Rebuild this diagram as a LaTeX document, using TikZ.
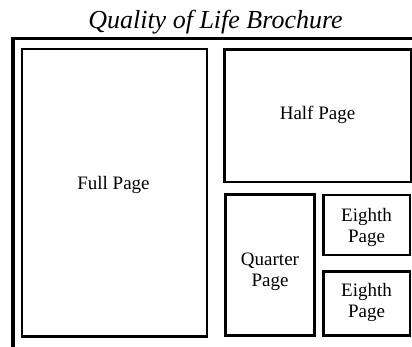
\documentclass[tikz,border=0pt]{standalone}
\usepackage{fontspec}
\setmainfont{Liberation Serif}

\begin{document}
\begin{tikzpicture}[
    x=1pt, y=-1pt,
    frame/.style={line width=3.5pt},
    pagebox/.style={draw, line width=2.5pt, inner sep=0pt},
    pagetext/.style={align=center, font=\fontsize{19}{21}\selectfont}
]

% Taille de l'image
\useasboundingbox (0,0) rectangle (412,346);
\clip (0,0) rectangle (412,346);

% Titre
\node[anchor=base, font=\itshape\fontsize{26}{30}\selectfont] (title) at (215.5,28.5) {Quality of Life Brochure};

% Cadre extérieur
\coordinate (FB) at (13,360);
\coordinate (FC) at (13,38.5);
\coordinate (FR) at (430,38.5);
\draw[frame] (FB) -- (FC) -- (FR);

% Emplacements
\draw[pagebox] (22,49) rectangle (207,336.5);
\draw[pagebox] (224.5,49.5) rectangle (411,182);
\draw[pagebox] (225.5,194.5) rectangle (314.5,335.5);
\draw[pagebox] (323.5,195) rectangle (410,255);
\draw[pagebox] (323.5,271.5) rectangle (410,335.5);

% Textes
\node[pagetext] (full) at (113.5,184.5) {Full Page};
\node[pagetext] (half) at (317.5,114.5) {Half Page};
\node[pagetext] (quarter) at (270,272) {Quarter\\Page};
\node[pagetext] (eighthA) at (366.5,227.5) {Eighth\\Page};
\node[pagetext] (eighthB) at (366.5,302.5) {Eighth\\Page};

\end{tikzpicture}
\end{document}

+--

*What to work on*
Reproduce every line of the material precisely, omitting its pictures.

*Correct response*
Rebuild this diagram as a LaTeX document, using TikZ.
\documentclass[tikz,border=0pt]{standalone}
\usepackage{fontspec}
\setmainfont{Liberation Serif}

\begin{document}
\begin{tikzpicture}[
    x=1pt, y=-1pt,
    frame/.style={line width=3.5pt},
    pagebox/.style={draw, line width=2.5pt, inner sep=0pt},
    pagetext/.style={align=center, font=\fontsize{19}{21}\selectfont}
]

% Taille de l'image
\useasboundingbox (0,0) rectangle (412,346);
\clip (0,0) rectangle (412,346);

% Titre
\node[anchor=base, font=\itshape\fontsize{26}{30}\selectfont] (title) at (215.5,28.5) {Quality of Life Brochure};

% Cadre extérieur
\coordinate (FB) at (13,360);
\coordinate (FC) at (13,38.5);
\coordinate (FR) at (430,38.5);
\draw[frame] (FB) -- (FC) -- (FR);

% Emplacements
\draw[pagebox] (22,49) rectangle (207,336.5);
\draw[pagebox] (224.5,49.5) rectangle (411,182);
\draw[pagebox] (225.5,194.5) rectangle (314.5,335.5);
\draw[pagebox] (323.5,195) rectangle (410,255);
\draw[pagebox] (323.5,271.5) rectangle (410,335.5);

% Textes
\node[pagetext] (full) at (113.5,184.5) {Full Page};
\node[pagetext] (half) at (317.5,114.5) {Half Page};
\node[pagetext] (quarter) at (270,272) {Quarter\\Page};
\node[pagetext] (eighthA) at (366.5,227.5) {Eighth\\Page};
\node[pagetext] (eighthB) at (366.5,302.5) {Eighth\\Page};

\end{tikzpicture}
\end{document}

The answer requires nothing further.